**Given material**
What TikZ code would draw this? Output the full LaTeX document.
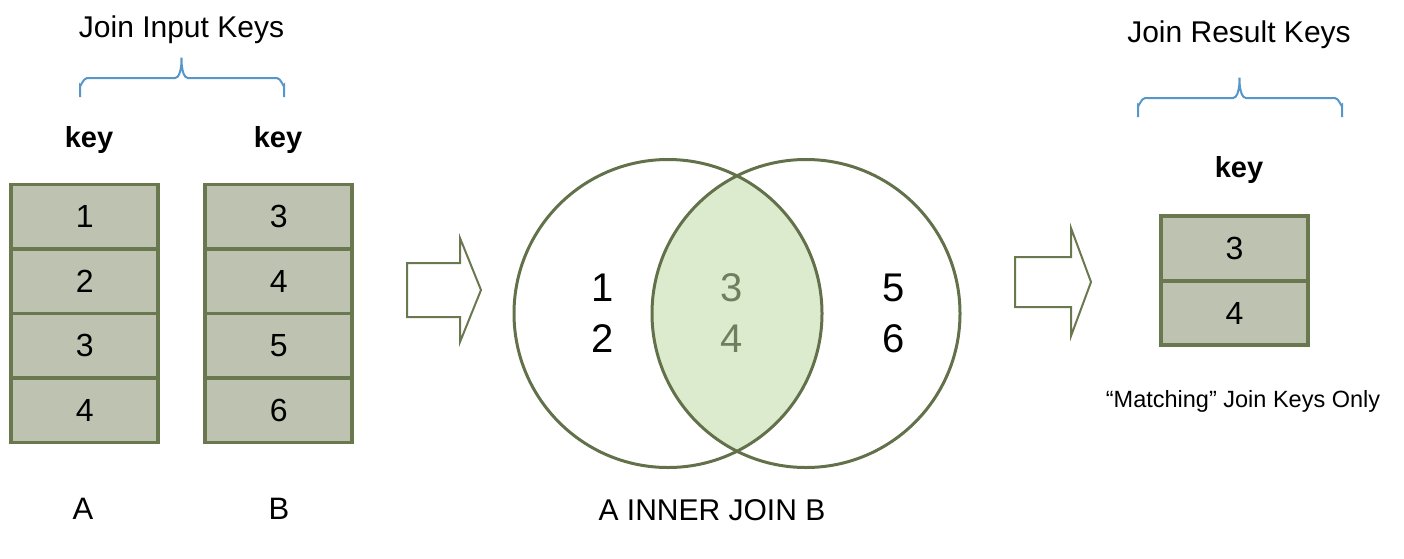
\documentclass[tikz,border=0pt]{standalone}
\usepackage{fontspec}
\setmainfont{Liberation Sans}
\usetikzlibrary{positioning}

\definecolor{keyborder}{HTML}{6A7850}
\definecolor{keyfill}{HTML}{BDC2B1}
\definecolor{vennline}{HTML}{62714A}
\definecolor{lensfill}{HTML}{DCEBCE}
\definecolor{lensdigit}{HTML}{6F7E5C}
\definecolor{bracecol}{HTML}{5596CB}

\begin{document}
\begin{tikzpicture}[x=1pt, y=-1pt,
  keycell/.style={draw=keyborder, fill=keyfill, line width=3.8pt, outer sep=0pt,
    inner sep=0pt, minimum width=147pt, minimum height=64.5pt,
    font=\fontsize{32}{32}\selectfont},
  keyhead/.style={anchor=base, font=\fontsize{29}{29}\selectfont\bfseries},
  grouptitle/.style={anchor=base, font=\fontsize{30}{30}\selectfont},
  tablename/.style={anchor=base, font=\fontsize{31}{31}\selectfont},
  venncircle/.style={circle, draw=vennline, line width=3pt, minimum size=308pt,
    inner sep=0pt, outer sep=0pt},
  venndigit/.style={font=\fontsize{40}{40}\selectfont},
  blockarrow/.style={draw=keyborder, line width=2pt, line join=miter},
  bracepath/.style={draw=bracecol, line width=2pt}]
  \useasboundingbox (0,0) rectangle (1404,558);

  % input keys
  \node[grouptitle] (inTitle) at (181.5,37) {Join Input Keys};
  \draw[bracepath] (80,97) -- (80,85) to[out=-90,in=180] (87,78) -- (175,78)
    to[out=0,in=90] (181.5,59) to[out=90,in=180] (188,78) -- (277,78)
    to[out=0,in=-90] (284,85) -- (284,97);
  \node[keyhead] (keyA) at (89,147) {key};
  \node[keyhead] (keyB) at (278,147) {key};

  \node[keycell] (a1) at (84.7,216.7) {1};
  \node[keycell, below=0pt of a1] (a2) {2};
  \node[keycell, below=0pt of a2] (a3) {3};
  \node[keycell, below=0pt of a3] (a4) {4};

  \node[keycell] (b1) at (278.7,216.7) {3};
  \node[keycell, below=0pt of b1] (b2) {4};
  \node[keycell, below=0pt of b2] (b3) {5};
  \node[keycell, below=0pt of b3] (b4) {6};

  \node[tablename] (nameA) at (83,519) {A};
  \node[tablename] (nameB) at (279,519) {B};

  \draw[blockarrow] (407,263) -- (460,263) -- (460,238) -- (481,290)
    -- (460,342) -- (460,317) -- (407,317) -- cycle;

  % venn diagram
  \begin{scope}
    \clip (668,313.5) circle (154pt);
    \fill[lensfill] (806,313.5) circle (154pt);
  \end{scope}
  \node[venncircle] (setA) at (668,313.5) {};
  \node[venncircle] (setB) at (806,313.5) {};

  \node[venndigit] (onlyA1) at (603,288) {1};
  \node[venndigit] (onlyA2) at (603,338.5) {2};
  \node[venndigit, text=lensdigit] (both1) at (732,288) {3};
  \node[venndigit, text=lensdigit] (both2) at (732,338.5) {4};
  \node[venndigit] (onlyB1) at (894,288) {5};
  \node[venndigit] (onlyB2) at (894,338.5) {6};

  \node[grouptitle] (joinName) at (712,520) {A INNER JOIN B};

  \draw[blockarrow] (1015,257) -- (1071,257) -- (1071,228) -- (1091,282)
    -- (1071,336) -- (1071,307) -- (1015,307) -- cycle;

  % result keys
  \node[grouptitle] (outTitle) at (1239,42) {Join Result Keys};
  \draw[bracepath] (1138,117) -- (1138,105) to[out=-90,in=180] (1145,98) -- (1233,98)
    to[out=0,in=90] (1239.5,79) to[out=90,in=180] (1246,98) -- (1335,98)
    to[out=0,in=-90] (1342,105) -- (1342,117);
  \node[keyhead] (keyR) at (1239,177) {key};

  \node[keycell] (r1) at (1234.5,248.5) {3};
  \node[keycell, below=0pt of r1] (r2) {4};

  \node[anchor=base, font=\fontsize{23.5}{23.5}\selectfont] (matchNote) at (1243,407)
    {“Matching” Join Keys Only};
\end{tikzpicture}
\end{document}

**Exercise**
Exactly restate the lines from the beginning of the data through the line with "-- (460,342) -- (460,317)", and no others, keeping pictures out.

**Answer in full**
What TikZ code would draw this? Output the full LaTeX document.
\documentclass[tikz,border=0pt]{standalone}
\usepackage{fontspec}
\setmainfont{Liberation Sans}
\usetikzlibrary{positioning}

\definecolor{keyborder}{HTML}{6A7850}
\definecolor{keyfill}{HTML}{BDC2B1}
\definecolor{vennline}{HTML}{62714A}
\definecolor{lensfill}{HTML}{DCEBCE}
\definecolor{lensdigit}{HTML}{6F7E5C}
\definecolor{bracecol}{HTML}{5596CB}

\begin{document}
\begin{tikzpicture}[x=1pt, y=-1pt,
  keycell/.style={draw=keyborder, fill=keyfill, line width=3.8pt, outer sep=0pt,
    inner sep=0pt, minimum width=147pt, minimum height=64.5pt,
    font=\fontsize{32}{32}\selectfont},
  keyhead/.style={anchor=base, font=\fontsize{29}{29}\selectfont\bfseries},
  grouptitle/.style={anchor=base, font=\fontsize{30}{30}\selectfont},
  tablename/.style={anchor=base, font=\fontsize{31}{31}\selectfont},
  venncircle/.style={circle, draw=vennline, line width=3pt, minimum size=308pt,
    inner sep=0pt, outer sep=0pt},
  venndigit/.style={font=\fontsize{40}{40}\selectfont},
  blockarrow/.style={draw=keyborder, line width=2pt, line join=miter},
  bracepath/.style={draw=bracecol, line width=2pt}]
  \useasboundingbox (0,0) rectangle (1404,558);

  % input keys
  \node[grouptitle] (inTitle) at (181.5,37) {Join Input Keys};
  \draw[bracepath] (80,97) -- (80,85) to[out=-90,in=180] (87,78) -- (175,78)
    to[out=0,in=90] (181.5,59) to[out=90,in=180] (188,78) -- (277,78)
    to[out=0,in=-90] (284,85) -- (284,97);
  \node[keyhead] (keyA) at (89,147) {key};
  \node[keyhead] (keyB) at (278,147) {key};

  \node[keycell] (a1) at (84.7,216.7) {1};
  \node[keycell, below=0pt of a1] (a2) {2};
  \node[keycell, below=0pt of a2] (a3) {3};
  \node[keycell, below=0pt of a3] (a4) {4};

  \node[keycell] (b1) at (278.7,216.7) {3};
  \node[keycell, below=0pt of b1] (b2) {4};
  \node[keycell, below=0pt of b2] (b3) {5};
  \node[keycell, below=0pt of b3] (b4) {6};

  \node[tablename] (nameA) at (83,519) {A};
  \node[tablename] (nameB) at (279,519) {B};

  \draw[blockarrow] (407,263) -- (460,263) -- (460,238) -- (481,290)
    -- (460,342) -- (460,317) -- (407,317) -- cycle;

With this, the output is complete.